**Supplied data**:

-- Begin --

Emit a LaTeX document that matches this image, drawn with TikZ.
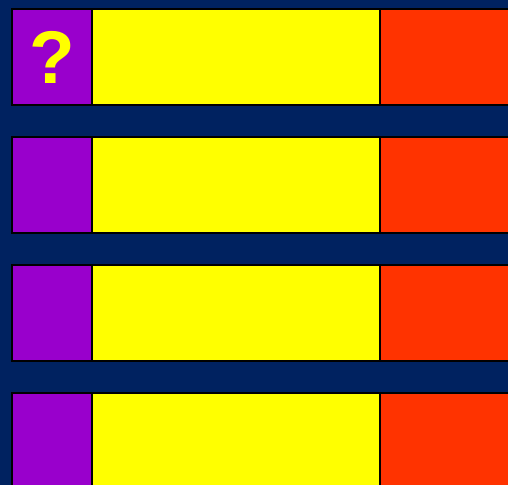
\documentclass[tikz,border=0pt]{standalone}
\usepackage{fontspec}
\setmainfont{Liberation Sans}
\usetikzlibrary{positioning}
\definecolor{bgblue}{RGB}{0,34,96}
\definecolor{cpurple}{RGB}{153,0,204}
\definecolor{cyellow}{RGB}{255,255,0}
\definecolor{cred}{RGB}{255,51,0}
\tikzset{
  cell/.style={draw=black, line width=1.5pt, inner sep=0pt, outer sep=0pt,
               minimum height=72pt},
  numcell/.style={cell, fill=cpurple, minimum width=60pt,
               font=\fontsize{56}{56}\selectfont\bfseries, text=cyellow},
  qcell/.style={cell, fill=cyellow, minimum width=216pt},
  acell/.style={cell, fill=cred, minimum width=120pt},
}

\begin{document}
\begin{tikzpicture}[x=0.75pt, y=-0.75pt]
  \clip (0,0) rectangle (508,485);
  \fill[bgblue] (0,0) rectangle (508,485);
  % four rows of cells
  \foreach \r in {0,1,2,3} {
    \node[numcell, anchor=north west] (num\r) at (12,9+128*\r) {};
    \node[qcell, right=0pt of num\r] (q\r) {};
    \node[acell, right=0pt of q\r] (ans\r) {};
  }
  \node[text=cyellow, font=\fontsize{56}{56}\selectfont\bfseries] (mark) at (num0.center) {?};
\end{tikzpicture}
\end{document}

-- End --

**What you have to do**:
Copy each line exactly, and leave the pictures out of your copy.

**Full solution**:
Emit a LaTeX document that matches this image, drawn with TikZ.
\documentclass[tikz,border=0pt]{standalone}
\usepackage{fontspec}
\setmainfont{Liberation Sans}
\usetikzlibrary{positioning}
\definecolor{bgblue}{RGB}{0,34,96}
\definecolor{cpurple}{RGB}{153,0,204}
\definecolor{cyellow}{RGB}{255,255,0}
\definecolor{cred}{RGB}{255,51,0}
\tikzset{
  cell/.style={draw=black, line width=1.5pt, inner sep=0pt, outer sep=0pt,
               minimum height=72pt},
  numcell/.style={cell, fill=cpurple, minimum width=60pt,
               font=\fontsize{56}{56}\selectfont\bfseries, text=cyellow},
  qcell/.style={cell, fill=cyellow, minimum width=216pt},
  acell/.style={cell, fill=cred, minimum width=120pt},
}

\begin{document}
\begin{tikzpicture}[x=0.75pt, y=-0.75pt]
  \clip (0,0) rectangle (508,485);
  \fill[bgblue] (0,0) rectangle (508,485);
  % four rows of cells
  \foreach \r in {0,1,2,3} {
    \node[numcell, anchor=north west] (num\r) at (12,9+128*\r) {};
    \node[qcell, right=0pt of num\r] (q\r) {};
    \node[acell, right=0pt of q\r] (ans\r) {};
  }
  \node[text=cyellow, font=\fontsize{56}{56}\selectfont\bfseries] (mark) at (num0.center) {?};
\end{tikzpicture}
\end{document}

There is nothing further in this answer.